On Tue, Apr 5, 2011 at 8:06 AM, Alberto Treviño <[email protected]> wrote:

> On Monday, April 04, 2011 8:37:09 PM Robert LeBlanc wrote:
> > Be careful, the host needs to know how the ballooning is working. When
> > the guest driver balloons, it tells the host which memory pages are in
> > the balloon. The host then trashes those pages and uses them for
> > something else. When the guest is pressured for memory and the balloon
> > deflates, the host will have to either swap those pages to disk to
> > release them as in the case of being used as disk cache.

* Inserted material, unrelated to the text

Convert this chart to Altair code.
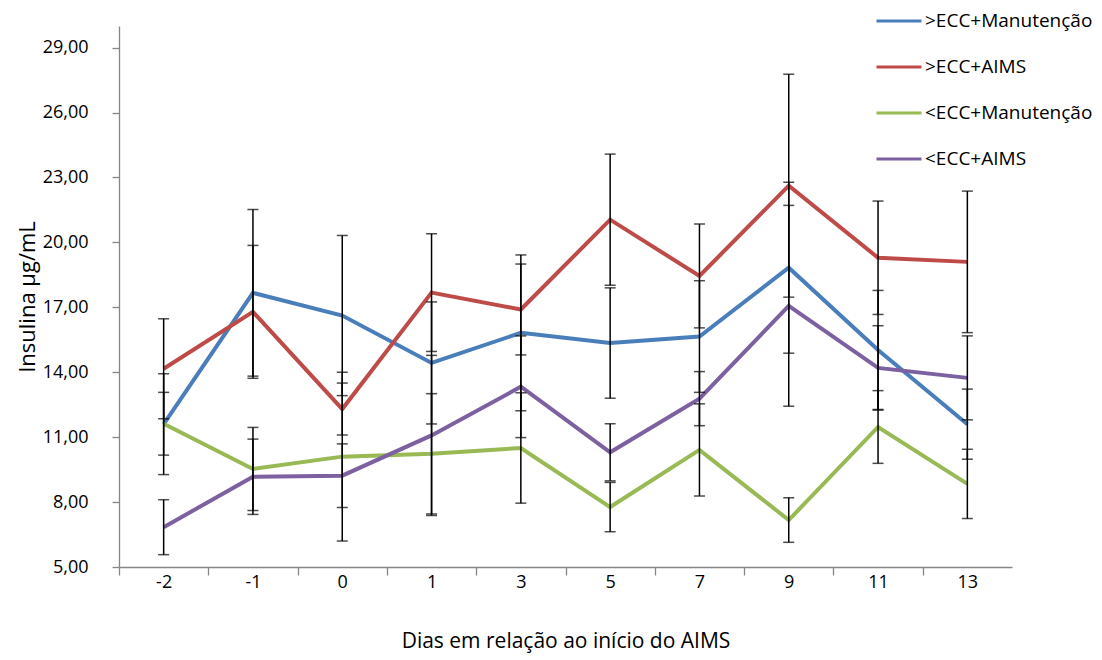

You can't just
> > use any balloon technique, KVM needs to understand and coordinate with
> > it. Unfortunately I don't know enough about KVM, I only use it for a
> > couple of Windows only apps that I tried really hard to get to work
> > under WINE and couldn't on my netbook. I can tell you all about VMware's
> > memory ballooning, page sharing and compression though.
>
> I haven't used ballooning in KVM either. I have used in VMware and after a
> few months I turned it off. It managed to thrash one of my critical Linux
> VMs when, in my opinion, it didn't need to. So now I just plan resources
> well, and make sure not to give an VM more than it needs.
>

I always suggest that in order to prevent too much ballooning, that one sets
a reservation for the active memory in a VM. This will prevent the balloon
from swapping out too much memory, but you still get the benefit of it. In
VMware, I look at the memory for the last month, find the active memory
average and give it about 20% more for a reservation and I've over
committed memory 3:1 without many problems.